:: Problem ::
Begin with the first line of the material and write out each line exactly, ending with the line that contains "0.155, 0.175, 0.127];". Pictures are not part of the copy.

:: Data provided ::
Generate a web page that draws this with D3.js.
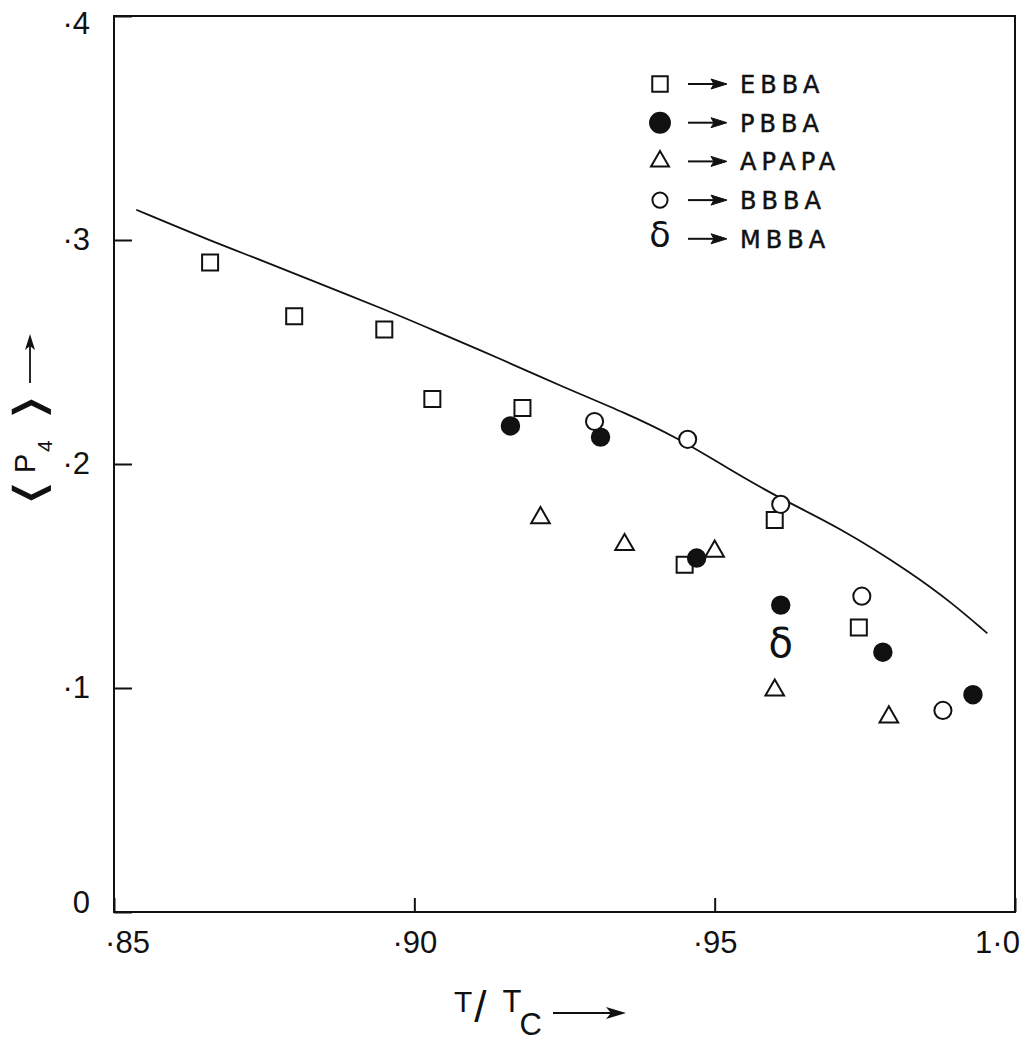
<!DOCTYPE html>
<html>
<head>
<meta charset="utf-8">
<script src="https://cdn.jsdelivr.net/npm/d3@7"></script>
<style>
  body { margin: 0; background: #fff; }
</style>
</head>
<body>
<div id="chart"></div>
<script>
// values: <P4> against reduced temperature T/Tc
const ebbaT = [0.866, 0.880, 0.895, 0.903, 0.918, 0.945, 0.960, 0.974];
const ebbaP = [0.290, 0.266, 0.260, 0.229, 0.225, 0.155, 0.175, 0.127];

const pbbaT = [0.916, 0.931, 0.947, 0.961, 0.978, 0.993];
const pbbaP = [0.217, 0.212, 0.158, 0.137, 0.116, 0.097];

const apapaT = [0.921, 0.935, 0.950, 0.960, 0.979];
const apapaP = [0.176, 0.164, 0.161, 0.099, 0.087];

const bbbaT = [0.930, 0.9455, 0.961, 0.9745, 0.988];
const bbbaP = [0.219, 0.211, 0.182, 0.141, 0.090];

const mbbaT = [0.961];
const mbbaP = [0.120];

// theoretical curve
const curveT = [0.8537, 0.866, 0.8748, 0.8838, 0.8948, 0.9026, 0.9142, 0.9242, 0.9354, 0.9437, 0.952, 0.9608, 0.9708, 0.9829, 0.9896, 0.9954];
const curveP = [0.3135, 0.2997, 0.2907, 0.2809, 0.2693, 0.2604, 0.2471, 0.235, 0.2225, 0.2118, 0.1984, 0.1846, 0.1717, 0.1512, 0.1378, 0.1244];

const xTicks = [0.85, 0.90, 0.95, 1.0];
const xTickLabels = ["·85", "·90", "·95", "1·0"];
const yTicks = [0, 0.1, 0.2, 0.3, 0.4];
const yTickLabels = ["0", "·1", "·2", "·3", "·4"];

const legendNames = ["EBBA", "PBBA", "APAPA", "BBBA", "MBBA"];

const width = 1021, height = 1043;
const ink = "#111";

const svg = d3.select("#chart")
    .append("svg")
    .attr("width", width)
    .attr("height", height);

const x = d3.scaleLinear().domain([0.85, 1.0]).range([114, 1015]);
const y = d3.scaleLinear().domain([0, 0.4]).range([912, 16]);

// frame
svg.append("rect")
    .attr("x", x(0.85))
    .attr("y", y(0.4))
    .attr("width", x(1.0) - x(0.85))
    .attr("height", y(0) - y(0.4))
    .attr("fill", "none")
    .attr("stroke", ink)
    .attr("stroke-width", 2);

// axes, ticks pointing inward
const xAxis = svg.append("g")
    .attr("transform", `translate(0,${y(0)})`)
    .call(d3.axisBottom(x)
        .tickValues(xTicks)
        .tickSize(-14)
        .tickPadding(19)
        .tickFormat((d, i) => xTickLabels[i]));

const yAxis = svg.append("g")
    .attr("transform", `translate(${x(0.85)},0)`)
    .call(d3.axisLeft(y)
        .tickValues(yTicks)
        .tickSize(-18)
        .tickPadding(24)
        .tickFormat((d, i) => yTickLabels[i]));

[xAxis, yAxis].forEach(g => {
    g.select(".domain").remove();
    g.selectAll(".tick line").attr("stroke", ink).attr("stroke-width", 2);
    g.selectAll(".tick text")
        .attr("fill", ink)
        .style("font-family", "'Liberation Sans', Arial, sans-serif")
        .style("font-size", "31px");
});
// end labels sit inside the frame corners
xAxis.selectAll(".tick text")
    .attr("dx", (d, i) => i === 0 ? 13 : (i === xTicks.length - 1 ? -18 : 0));
yAxis.selectAll(".tick text")
    .attr("dy", (d, i) => i === 0 ? "0em" : (i === yTicks.length - 1 ? "0.55em" : "0.32em"));

// curve
const line = d3.line()
    .x(d => x(d[0]))
    .y(d => y(d[1]))
    .curve(d3.curveBasis);

svg.append("path")
    .datum(curveT.map((t, i) => [t, curveP[i]]))
    .attr("d", line)
    .attr("fill", "none")
    .attr("stroke", ink)
    .attr("stroke-width", 1.8);

// markers
const pts = (ts, ps) => ts.map((t, i) => [t, ps[i]]);
const sym = (type, size) => d3.symbol().type(type).size(size)();

function drawSymbols(data, type, size, filled) {
    svg.append("g")
        .selectAll("path")
        .data(data)
        .join("path")
        .attr("transform", d => `translate(${x(d[0])},${y(d[1])})`)
        .attr("d", sym(type, size))
        .attr("fill", filled ? ink : "#fff")
        .attr("stroke", ink)
        .attr("stroke-width", 2);
}

drawSymbols(pts(apapaT, apapaP), d3.symbolTriangle, 150, false);
drawSymbols(pts(ebbaT, ebbaP), d3.symbolSquare, 256, false);
drawSymbols(pts(pbbaT, pbbaP), d3.symbolCircle, 240, true);
drawSymbols(pts(bbbaT, bbbaP), d3.symbolCircle, 230, false);

svg.append("g")
    .selectAll("text")
    .data(pts(mbbaT, mbbaP))
    .join("text")
    .attr("x", d => x(d[0]))
    .attr("y", d => y(d[1]))
    .attr("text-anchor", "middle")
    .attr("dominant-baseline", "central")
    .attr("fill", ink)
    .style("font-family", "'DejaVu Sans', sans-serif")
    .style("font-size", "40px")
    .text("δ");

// legend
const legend = svg.append("g").attr("transform", "translate(660,84)");
const rowH = 38.7;
const legendMarks = [
    { type: d3.symbolSquare, size: 240, filled: false },
    { type: d3.symbolCircle, size: 310, filled: true },
    { type: d3.symbolTriangle, size: 140, filled: false },
    { type: d3.symbolCircle, size: 180, filled: false },
    { type: null }
];

legendNames.forEach((name, i) => {
    const row = legend.append("g").attr("transform", `translate(0,${i * rowH})`);
    const m = legendMarks[i];
    if (m.type) {
        row.append("path")
            .attr("d", sym(m.type, m.size))
            .attr("fill", m.filled ? ink : "#fff")
            .attr("stroke", ink)
            .attr("stroke-width", 2);
    } else {
        row.append("text")
            .attr("text-anchor", "middle")
            .attr("dominant-baseline", "central")
            .attr("y", -4)
            .attr("fill", ink)
            .style("font-family", "'DejaVu Sans', sans-serif")
            .style("font-size", "35px")
            .text("δ");
    }
    row.append("line")
        .attr("x1", 28).attr("x2", 56)
        .attr("stroke", ink).attr("stroke-width", 2);
    row.append("path")
        .attr("d", "M51,-5L67,0L51,5L54,0Z")
        .attr("fill", ink)
        .attr("stroke", ink)
        .attr("stroke-width", 1);
    row.append("text")
        .attr("x", 80)
        .attr("y", 9)
        .attr("fill", ink)
        .attr("stroke", ink)
        .attr("stroke-width", 0.5)
        .style("font-family", "'DejaVu Sans', sans-serif")
        .style("font-size", "24px")
        .style("letter-spacing", "5px")
        .text(name);
});

// x title: T/ Tc ->
const xTitle = svg.append("text")
    .attr("x", 454)
    .attr("y", 1012)
    .attr("fill", ink)
    .style("font-family", "'Liberation Sans', Arial, sans-serif")
    .style("font-size", "30px");
xTitle.append("tspan").text("T");
xTitle.append("tspan").text("/").style("font-size", "44px").attr("dy", 10).attr("dx", 2);
xTitle.append("tspan").text("T").attr("dy", -10).attr("dx", 16).style("font-size", "31px");
xTitle.append("tspan").text("C").attr("dy", 23).attr("dx", -2).style("font-size", "31px");

svg.append("line")
    .attr("x1", 553).attr("x2", 618)
    .attr("y1", 1013).attr("y2", 1013)
    .attr("stroke", ink).attr("stroke-width", 1.8);
svg.append("path")
    .attr("d", "M606,1007L626,1013L606,1019L611,1013Z")
    .attr("fill", ink);

// y title: <P4> with upward arrow, written along the axis
const yTitle = svg.append("g")
    .attr("transform", "translate(35,0) rotate(-90)")
    .attr("fill", ink);
yTitle.append("text")
    .attr("transform", "translate(-493,-5) scale(1.6,1)")
    .attr("text-anchor", "middle")
    .attr("dominant-baseline", "central")
    .style("font-family", "'DejaVu Sans', sans-serif")
    .style("font-size", "44px")
    .text("⟨");
yTitle.append("text")
    .attr("x", -473)
    .style("font-family", "'Liberation Sans', Arial, sans-serif")
    .style("font-size", "29px")
    .text("P");
yTitle.append("text")
    .attr("x", -452)
    .attr("y", 17)
    .style("font-family", "'Liberation Sans', Arial, sans-serif")
    .style("font-size", "21px")
    .text("4");
yTitle.append("text")
    .attr("transform", "translate(-407,-5) scale(1.6,1)")
    .attr("text-anchor", "middle")
    .attr("dominant-baseline", "central")
    .style("font-family", "'DejaVu Sans', sans-serif")
    .style("font-size", "44px")
    .text("⟩");

svg.append("line")
    .attr("x1", 30).attr("x2", 30)
    .attr("y1", 383).attr("y2", 345)
    .attr("stroke", ink).attr("stroke-width", 1.8);
svg.append("path")
    .attr("d", "M25,350L30,334L35,350L30,346Z")
    .attr("fill", ink);
</script>
</body>
</html>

:: Expected answer ::
Generate a web page that draws this with D3.js.
<!DOCTYPE html>
<html>
<head>
<meta charset="utf-8">
<script src="https://cdn.jsdelivr.net/npm/d3@7"></script>
<style>
  body { margin: 0; background: #fff; }
</style>
</head>
<body>
<div id="chart"></div>
<script>
// values: <P4> against reduced temperature T/Tc
const ebbaT = [0.866, 0.880, 0.895, 0.903, 0.918, 0.945, 0.960, 0.974];
const ebbaP = [0.290, 0.266, 0.260, 0.229, 0.225, 0.155, 0.175, 0.127];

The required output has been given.